Wien toppt die Libyen-Sanktionen der EU
Österreichische Nationalbank sperrte Konten eines unbescholtenen Geschäftsmannes
Mustafa Zarti ist österreichisch-libyscher Doppelstaatsbürger. Seit seinem 14. Lebensjahr ging er in Wien zur Schule. Sein Vater arbeitete im OPEC-Gebäude am Donaukanal. In Wien war es auch, wo Zarti während des Studiums Saif Gaddafi, Sohn des libyschen Revolutionsführers, kennenlernte, den er zu seinen Freunden zählt. Später machte der Austro-Libyer bei der LIA-Investmentgruppe Karriere und brachte es dort bis zum stellvertretenden Vorsitzenden.
Die LIA ist eine Art Staatsfonds, der in Beteiligungen an europäischen Firmen investiert.
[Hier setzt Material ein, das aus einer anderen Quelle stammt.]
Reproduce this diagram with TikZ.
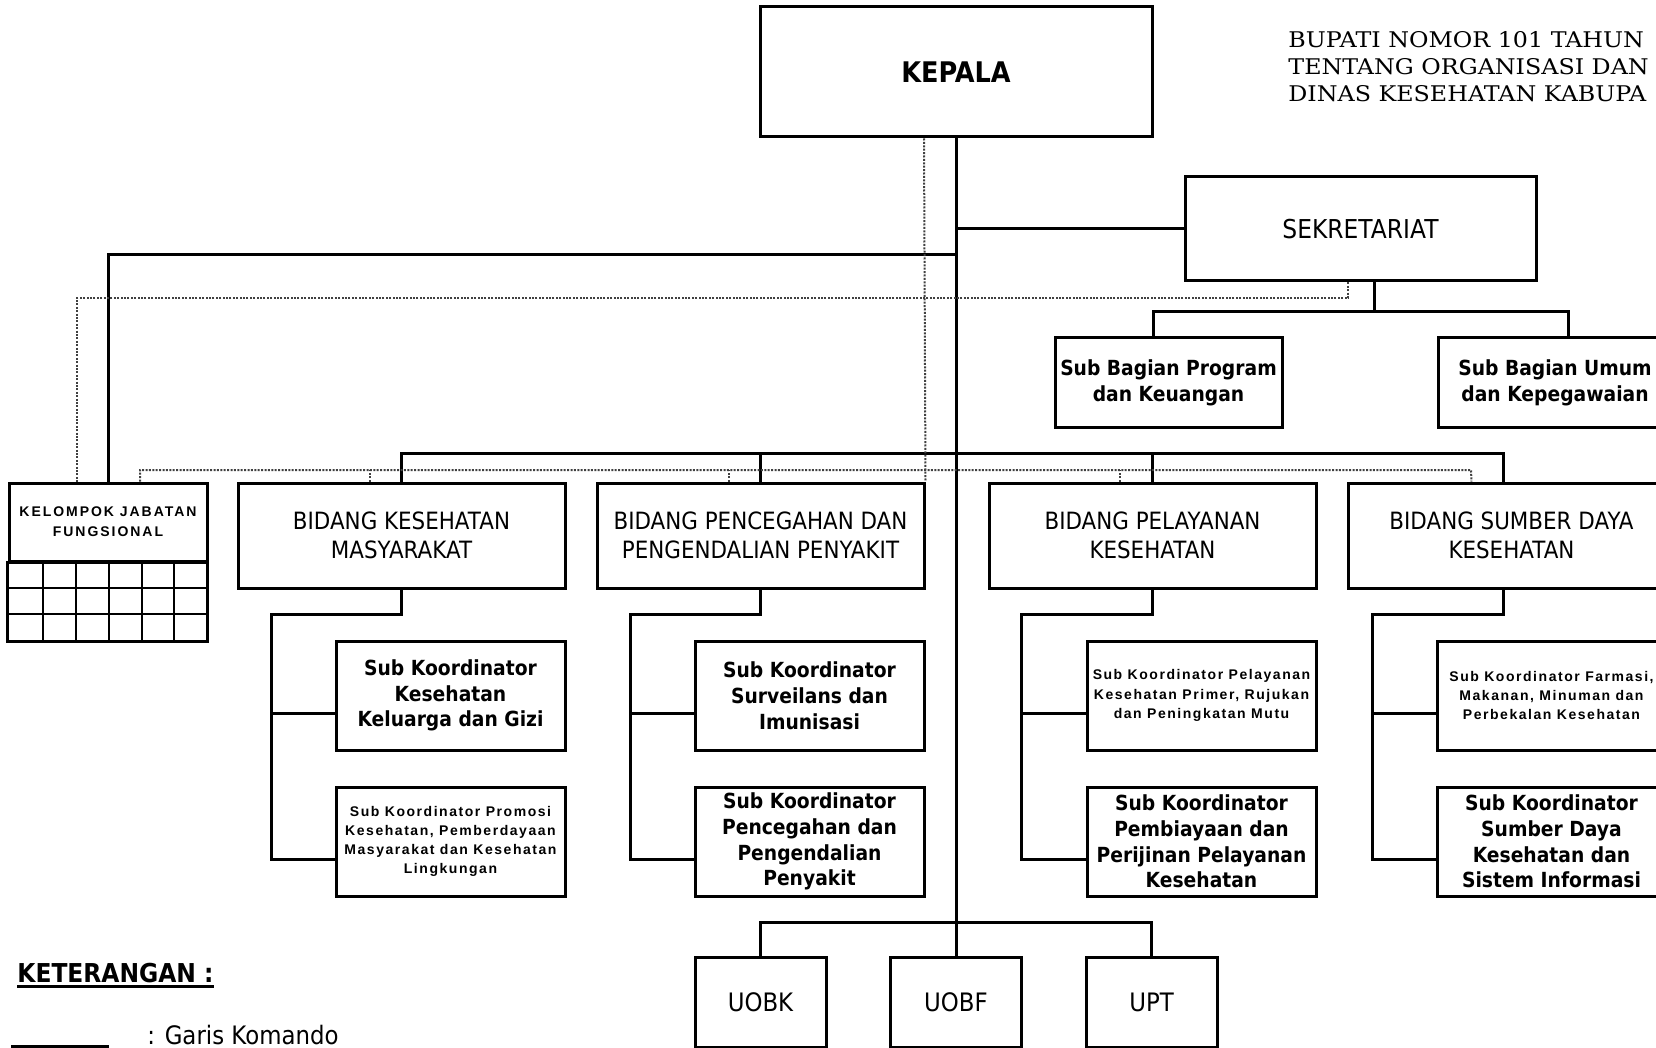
\documentclass[tikz,border=0pt]{standalone}
\usepackage{fontspec}
\setmainfont{DejaVu Sans}[FakeStretch=0.9]
\newfontfamily\spasifont{Liberation Sans}[LetterSpace=11]
\newfontfamily\kjffont{Liberation Sans}[LetterSpace=14]
\newfontfamily\kopfont{DejaVu Serif}[FakeStretch=1.1]

\begin{document}
\begin{tikzpicture}[x=0.5pt,y=-0.5pt,
 kotak/.style={draw,line width=1.5pt,inner sep=1pt,align=center},
 bidang/.style={kotak,minimum width=163.5pt,minimum height=52.5pt,font=\fontsize{11.9}{14.3}\selectfont},
 subkor/.style={kotak,minimum width=114.5pt,minimum height=54.5pt,font=\fontsize{10.4}{12.9}\selectfont\bfseries},
 subkecil/.style={kotak,minimum width=114.5pt,minimum height=54.5pt,font=\spasifont\fontsize{7}{9.6}\selectfont\bfseries},
 unit/.style={kotak,minimum width=65.5pt,minimum height=45pt,font=\fontsize{12.7}{15}\selectfont},
 komando/.style={line width=1.5pt},
 koordinasi/.style={line width=1pt,black!75,dash pattern=on 1pt off 0.7pt}]
 \useasboundingbox (0,0) rectangle (1656,1048);
 \clip (0,0) rectangle (1656,1048);

 % pimpinan dan sekretariat
 \node[kotak,minimum width=196pt,minimum height=65pt,font=\fontsize{14.2}{17}\selectfont\bfseries] (kepala) at (956,72) {KEPALA};
 \node[kotak,minimum width=175.5pt,minimum height=52pt,font=\fontsize{13}{15}\selectfont] (sekretariat) at (1360.5,229) {SEKRETARIAT};
 \node[subkor,minimum width=113.5pt,minimum height=45pt,font=\fontsize{10.4}{13}\selectfont\bfseries] (subprogram) at (1168.5,383) {Sub Bagian Program\\dan Keuangan};
 \node[subkor,minimum width=117pt,minimum height=45pt,font=\fontsize{10.4}{13}\selectfont\bfseries] (subumum) at (1555,383) {Sub Bagian Umum\\dan Kepegawaian};

 % bidang
 \node[kotak,minimum width=99pt,minimum height=39pt,font=\kjffont\fontsize{7}{10}\selectfont\bfseries] (kjf) at (108,522) {KELOMPOK JABATAN\\FUNGSIONAL};
 \node[bidang] (bkm) at (401.5,535.5) {BIDANG KESEHATAN\\MASYARAKAT};
 \node[bidang] (bp2p) at (760.5,535.5) {BIDANG PENCEGAHAN DAN\\PENGENDALIAN PENYAKIT};
 \node[bidang] (byankes) at (1152.5,535.5) {BIDANG PELAYANAN\\KESEHATAN};
 \node[bidang] (bsdk) at (1511.5,535.5) {BIDANG SUMBER DAYA\\KESEHATAN};

 % sub koordinator
 \node[subkor] (kmgizi) at (450.5,695.5) {Sub Koordinator\\Kesehatan\\Keluarga dan Gizi};
 \node[subkecil] (kmpromkes) at (450.5,841.5) {Sub Koordinator Promosi\\Kesehatan, Pemberdayaan\\Masyarakat dan Kesehatan\\Lingkungan};
 \node[subkor] (p2surv) at (809.5,695.5) {Sub Koordinator\\Surveilans dan\\Imunisasi};
 \node[subkor] (p2cegah) at (809.5,841.5) {Sub Koordinator\\Pencegahan dan\\Pengendalian\\Penyakit};
 \node[subkecil] (yanprimer) at (1201.5,695.5) {Sub Koordinator Pelayanan\\Kesehatan Primer, Rujukan\\dan Peningkatan Mutu};
 \node[subkor] (yanbiaya) at (1201.5,841.5) {Sub Koordinator\\Pembiayaan dan\\Perijinan Pelayanan\\Kesehatan};
 \node[subkecil] (sdfarmasi) at (1551.5,695.5) {Sub Koordinator Farmasi,\\Makanan, Minuman dan\\Perbekalan Kesehatan};
 \node[subkor] (sdinfo) at (1551.5,841.5) {Sub Koordinator\\Sumber Daya\\Kesehatan dan\\Sistem Informasi};

 % unit
 \node[unit] (uobk) at (760.5,1002) {UOBK};
 \node[unit] (uobf) at (956,1002) {UOBF};
 \node[unit] (upt) at (1151.5,1002) {UPT};

 % tabel jabatan fungsional
 \draw[komando] (kjf.south west) rectangle (207,641);
 \foreach \x in {43,76,109,142,174} \draw[line width=1.3pt] (\x,561) -- (\x,641);
 \foreach \y in {588,614} \draw[line width=1.3pt] (9,\y) -- (207,\y);

 % garis komando
 \coordinate (kiri) at (956,255);
 \coordinate (sekbus) at (1374,312);
 \coordinate (busbidang) at (956,454);
 \coordinate (busbawah) at (956,922);
 \draw[komando] (kepala.south) -- (uobf.north);
 \draw[komando] (kepala.south |- sekretariat.west) -- (sekretariat.west);
 \draw[komando] (kiri) -| (kjf.north);
 \draw[komando] ([xshift=6.75pt]sekretariat.south) -- (sekbus);
 \draw[komando] ([xshift=-7.75pt]subprogram.north) |- (sekbus) -| ([xshift=6.5pt]subumum.north);
 \draw[komando] (bkm.north) |- (busbidang) -| ([xshift=-4.25pt]bsdk.north);
 \draw[komando] (bp2p.north) -- (bp2p.north |- busbidang);
 \draw[komando] (byankes.north) -- (byankes.north |- busbidang);
 \draw[komando] (uobk.north) |- (busbawah) -| (upt.north);

 \coordinate (tkm) at (271,614);
 \coordinate (tp2) at (630,614);
 \coordinate (tyan) at (1021,614);
 \coordinate (tsd) at (1372,614);
 \path ([yshift=-8.75pt]kmgizi.west) coordinate (kmgizi-in)
  ([yshift=-8.75pt]kmpromkes.west) coordinate (kmpromkes-in)
  ([yshift=-8.75pt]p2surv.west) coordinate (p2surv-in)
  ([yshift=-8.75pt]p2cegah.west) coordinate (p2cegah-in)
  ([yshift=-8.75pt]yanprimer.west) coordinate (yanprimer-in)
  ([yshift=-8.75pt]yanbiaya.west) coordinate (yanbiaya-in)
  ([yshift=-8.75pt]sdfarmasi.west) coordinate (sdfarmasi-in)
  ([yshift=-8.75pt]sdinfo.west) coordinate (sdinfo-in);
 \draw[komando] (bkm.south) |- (tkm) |- (kmpromkes-in);
 \draw[komando] (tkm |- kmgizi-in) -- (kmgizi-in);
 \draw[komando] (bp2p.south) |- (tp2) |- (p2cegah-in);
 \draw[komando] (tp2 |- p2surv-in) -- (p2surv-in);
 \draw[komando] (byankes.south) |- (tyan) |- (yanbiaya-in);
 \draw[komando] (tyan |- yanprimer-in) -- (yanprimer-in);
 \draw[komando] ([xshift=-4.25pt]bsdk.south) |- (tsd) |- (sdinfo-in);
 \draw[komando] (tsd |- sdfarmasi-in) -- (sdfarmasi-in);

 % garis koordinasi
 \coordinate (koorsek) at (77,298);
 \coordinate (koorbid) at (1471,470);
 \draw[koordinasi] ([xshift=-16pt]kepala.south) -- (bp2p.north east);
 \draw[koordinasi] ([xshift=-6.25pt]sekretariat.south) |- (koorsek) -- ([xshift=-15.5pt]kjf.north);
 \draw[koordinasi] ([xshift=16pt]kjf.north) |- (koorbid) -- ([xshift=-20pt]bsdk.north);
 \path ([xshift=-15.75pt]bkm.north) coordinate (kbkm)
  ([xshift=-15.75pt]bp2p.north) coordinate (kbp2p)
  ([xshift=-16.25pt]byankes.north) coordinate (kbyan);
 \draw[koordinasi] (kbkm) -- (kbkm |- koorbid) (kbp2p) -- (kbp2p |- koorbid) (kbyan) -- (kbyan |- koorbid);

 % keterangan
 \node[anchor=base west,inner sep=0pt,font=\fontsize{13}{15}\selectfont\bfseries] (keterangan) at (17,982) {KETERANGAN :};
 \draw[komando] ([yshift=-2pt]keterangan.base west) -- ([yshift=-2pt]keterangan.base east);
 \coordinate (lg1) at (11,1046);
 \coordinate (lg2) at (109,1046);
 \draw[komando] (lg1) -- (lg2);
 \node[anchor=base west,inner sep=0pt,font=\fontsize{12.7}{15}\selectfont] (lgkomando) at (147,1044) {: Garis Komando};

 \node[anchor=west,align=left,inner sep=0pt,font=\kopfont\fontsize{10.8}{13.5}\selectfont] (kop) at (1288,67) {BUPATI NOMOR 101 TAHUN\\TENTANG ORGANISASI DAN\\DINAS KESEHATAN KABUPA};
\end{tikzpicture}
\end{document}
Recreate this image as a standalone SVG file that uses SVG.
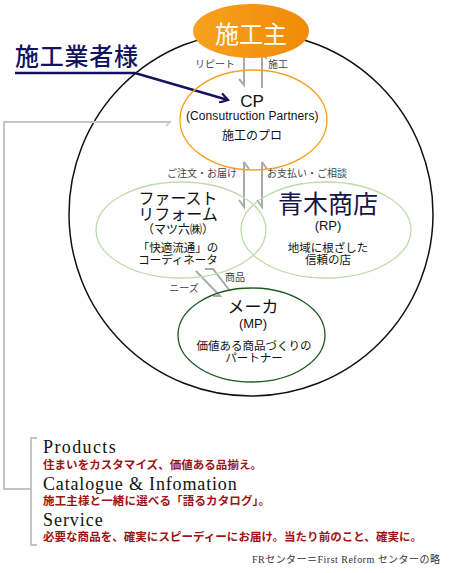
<svg xmlns="http://www.w3.org/2000/svg" width="458" height="573" viewBox="0 0 458 573">
<style>
.jp{font-family:"Noto Sans CJK JP","Liberation Sans",sans-serif;}
.lbl{font-family:"Noto Sans CJK JP","Liberation Sans",sans-serif;font-size:10px;fill:#444;}
.arr{stroke:#aaaaaa;stroke-width:2;fill:none;}
.en{font-family:"Liberation Serif","Noto Sans CJK JP",serif;font-size:18px;fill:#111;letter-spacing:1.3px;}
.red{font-family:"Liberation Serif","Noto Sans CJK JP",serif;font-size:11.5px;font-weight:bold;fill:#9c1414;}
.ls{font-family:"Liberation Sans",sans-serif;}
</style>
<defs>
<linearGradient id="og" x1="0" y1="0" x2="1" y2="0">
<stop offset="0" stop-color="#F7A21E"/><stop offset="1" stop-color="#F08A06"/>
</linearGradient>
<marker id="navyhead" markerWidth="10" markerHeight="10" refX="8" refY="5" orient="auto" markerUnits="userSpaceOnUse">
<path d="M0,0 L8,5 L0,10" fill="none" stroke="#14145e" stroke-width="2.2"/>
</marker>
</defs>
<rect width="458" height="573" fill="#fff"/>

<g id="outer-circle"><ellipse cx="251" cy="214" rx="182" ry="182" fill="none" stroke="#111" stroke-width="1.5"/></g>

<g id="connectors">
<path class="arr" d="M244,50 V85 L239,79"/>
<path class="arr" d="M262,88 V52 L267,59"/>
<path class="arr" d="M244,162 L249,169 M244,162 V207 L239,200"/>
<path class="arr" d="M262,162 L267,169 M262,162 V207 L257,200"/>
<path class="arr" d="M196,271 L220,296 L213,296"/>
<path class="arr" d="M205,269 L213,269 L230,291"/>
<path d="M15,73 H135 L228,100" fill="none" stroke="#14145e" stroke-width="2.5" marker-end="url(#navyhead)"/>
<path d="M170,122 H4 V489 H31" fill="none" stroke="#c4c4c4" stroke-width="2"/>
<path d="M166,126 L171,121" fill="none" stroke="#c4c4c4" stroke-width="1.5"/>
<path d="M37,438 H31 V545 H37" fill="none" stroke="#c4c4c4" stroke-width="2"/>
</g>

<g id="node-sekounushi">
<ellipse cx="251" cy="31" rx="58" ry="27" fill="url(#og)"/>
<text x="251" y="43" class="jp" font-size="24" fill="#fff" text-anchor="middle">施工主</text>
</g>
<text x="215" y="68" class="lbl" text-anchor="middle">リピート</text>
<text x="278" y="68" class="lbl" text-anchor="middle">施工</text>

<g id="node-gyousha">
<text x="15" y="65" class="jp" font-size="24" font-weight="500" fill="#14145e" textLength="123">施工業者様</text>
</g>

<g id="node-cp">
<ellipse cx="253.5" cy="120" rx="73.5" ry="50" fill="none" stroke="#F7A024" stroke-width="1.3"/>
<text text-anchor="middle" fill="#111"><tspan x="252" y="107" class="ls" font-size="17">CP</tspan><tspan x="252" y="120" class="ls" font-size="12" textLength="132" letter-spacing="-0.5">(Consutruction Partners)</tspan><tspan x="252" y="140" class="jp" font-size="12">施工のプロ</tspan></text>
</g>

<text x="202" y="177" class="lbl" text-anchor="middle">ご注文・お届け</text>
<text x="307" y="177" class="lbl" text-anchor="middle">お支払い・ご相談</text>

<g id="node-fr">
<ellipse cx="181" cy="230" rx="85" ry="48" fill="none" stroke="#bcdca8" stroke-width="1.3"/>
<text class="jp" fill="#111" text-anchor="middle"><tspan x="178" y="204" font-size="16">ファースト</tspan><tspan x="178" y="220" font-size="16">リフォーム</tspan><tspan x="178" y="234" font-size="12">（マツ六㈱）</tspan><tspan x="178" y="252" font-size="11.5">「快適流通」の</tspan><tspan x="178" y="264" font-size="11.5">コーディネータ</tspan></text>
</g>

<g id="node-rp">
<ellipse cx="326" cy="230" rx="85" ry="48" fill="none" stroke="#bcdca8" stroke-width="1.3"/>
<text x="328" y="213" class="jp" font-size="25" fill="#14144a" text-anchor="middle">青木商店</text>
<text x="328" y="230" class="ls" font-size="13" fill="#111" text-anchor="middle">(RP)</text>
<text class="jp" font-size="11.5" fill="#111" text-anchor="middle"><tspan x="328" y="252">地域に根ざした</tspan><tspan x="328" y="264">信頼の店</tspan></text>
</g>

<text x="235" y="281" class="lbl" text-anchor="middle">商品</text>
<text x="184" y="292" class="lbl" text-anchor="middle">ニーズ</text>

<g id="node-maker">
<ellipse cx="251.5" cy="335" rx="73.5" ry="47" fill="none" stroke="#1d5a1d" stroke-width="1.3"/>
<text x="253" y="313" class="jp" font-size="17" fill="#111" text-anchor="middle">メーカ</text>
<text x="253" y="328" class="ls" font-size="13" fill="#111" text-anchor="middle">(MP)</text>
<text class="jp" font-size="11.5" fill="#111" text-anchor="middle"><tspan x="254" y="350">価値ある商品づくりの</tspan><tspan x="254" y="362">パートナー</tspan></text>
</g>

<g id="legend">
<text x="43" y="453" class="en" textLength="74">Products</text>
<text x="43" y="469" class="red" textLength="219">住まいをカスタマイズ、価値ある品揃え。</text>
<text x="43" y="490" class="en" textLength="195">Catalogue &amp; Infomation</text>
<text x="43" y="505" class="red" textLength="227">施工主様と一緒に選べる「語るカタログ」。</text>
<text x="43" y="526" class="en" textLength="61">Service</text>
<text x="43" y="541" class="red" textLength="379">必要な商品を、確実にスピーディーにお届け。当たり前のこと、確実に。</text>
<text x="252" y="563" font-family="Liberation Serif,Noto Sans CJK JP,serif" font-size="10" fill="#333" textLength="188">FRセンター＝First Reform センターの略</text>
</g>
</svg>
Insbesondere hält sie teilweise starke Aktienpakete am italienischen Bankhaus UniCredit, dem Autobauer Fiat, an der britischen Mediengruppe Pearson, zu der u. a. »Penguin Books« und die »Financial Times« gehören, sowie dem österreichischen Ziegelhersteller »Wienerberger«. Zarti ist zudem Manager des Ölkonzerns »Tamoil«.
Mit der Sperre der Konten des Austro-Libyers hat die Nationalbank die ohnedies fragwürdigen Vorgaben der EU-Maßnahmen gegen Mitglieder der Gaddafi-Familie vom 2. März, die 26 Personen umfasst, noch erweitert. In einer knapp 20-zeiligen Verordnung entzieht sie dem Geschäftsmann »zur Wahrung der auswärtigen Interessen Österreichs (...) mit Zustimmung des Bundeskanzlers« seine ökonomische Lebensbasis. In einer ersten Reaktion sprach Zarti von einem »Witz« und kündigte eine Amtshaftungsklage gegen die Republik Österreich an. Von seiner Funktion als Vizevorsitzender der LIA sei er zurückgetreten, weil derzeit »die Arbeitsumgebung nicht wirklich gesund ist«, wie er in einem ORF-Interview meinte.
Peter Launsky-Tieffenthal vom österreichischen Außenministerium bestätigte gegenüber ND, dass eine solche Maßnahme jederzeit von der Nationalbank eingeleitet und ohne legislative Beratungen umgesetzt werden könne. Wie oft ein solch tief greifender Einschnitt in das Leben eines Staatsbürgers in den vergangenen Jahren stattgefunden hat, darüber wollte man auch in der Nationalbank keine Auskunft erteilen. Juristisch liegt in Österreich gegen Zarti nichts vor, musste Innenministerin Maria Fekter betonen: »Er kann sich ohne Einschränkungen bewegen.«
Wie es dann sein kann, einem Unbescholtenen mit einem einzigen Federstrich den Zugriff auf sein Geld zu verwehren, erklärt sich nur aus der Logik solcher Terrorlisten (auch wenn Zarti auf ihr gar nicht aufgeführt ist). Ein solches »Listing« ist nämlich nicht Folge eines juristischen Verfahrens, sondern geht einem solchen voraus bzw. kommt auch ganz ohne dieses aus. Dieses System, das seit den Anschlägen in New York und Washington sowohl auf Ebene der UNO, der EU und der USA existiert, stellt die Grundsätze des bürgerlichen Rechtsstaates auf den Kopf. Nach dem Motto: Zuerst wird ein möglicher Verdächtiger immobilisiert und kaltgestellt, um dann in Ruhe nachzusehen, ob an ihm etwas Strafbares dran ist.